エスカレーターの部分は私の実体験に基づいたお話
 
 小さい頃母と行ったデパート。そこで喫茶店に入ってチョコパフェを食べるのが私の小さな楽しみだった。バナナとコーンフレークと生クリームが入った何の変哲もないパフェ。だけど2人で美味しいねと言い合って食べるパフェは何ににもまさるご馳走だった。

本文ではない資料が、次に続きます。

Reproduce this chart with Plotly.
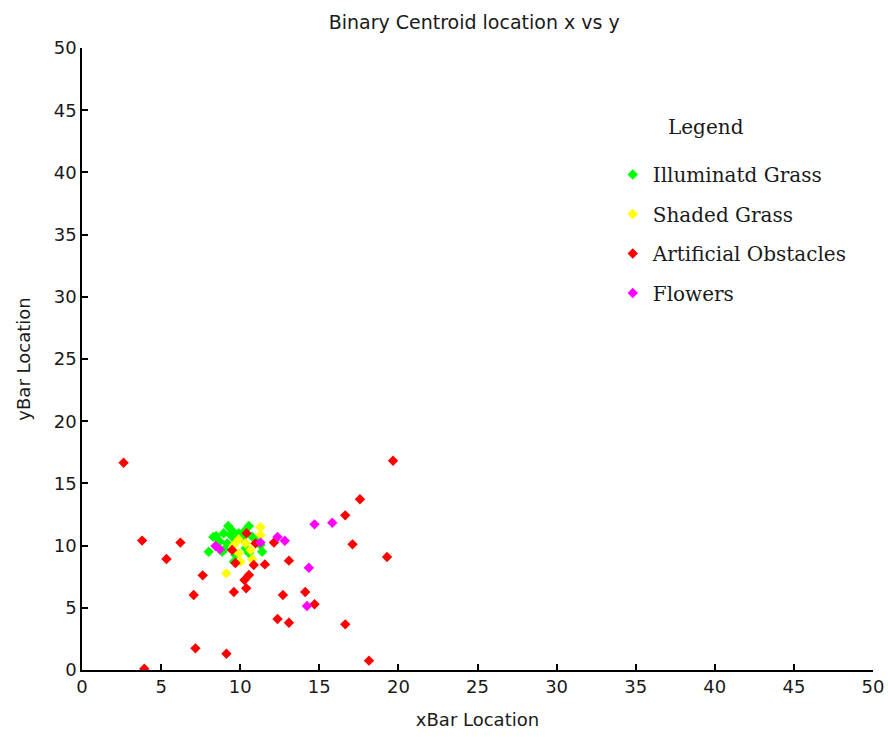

 その日の帰り。下りのエスカレーターにいると女の人の悲鳴がきこえてきた。訳のわからない、完全にパニックに陥った人特有の金切り声で女性は何かを訴えている。よく見るとスカートがエスカレーターに挟まれてしまったようだ。慌てて係員の人が駆けつけてきてエレベーターは一時休止されてしまった。女の人の苦しそうな表情が遠目からでも確認できた私はその情景が今でも脳裏に焼き付いて離れないのだ。

 お洒落は危険を伴うというのはダンサーのイサドラ・ダンカンが首に巻いていたスカーフを自動車の車輪に巻き込まれ死亡してしまったことからもうかがい知れるが、その女性がその後ロングスカートを履かなくなっていたらそれは同じ女として残念なことだなと思うのである。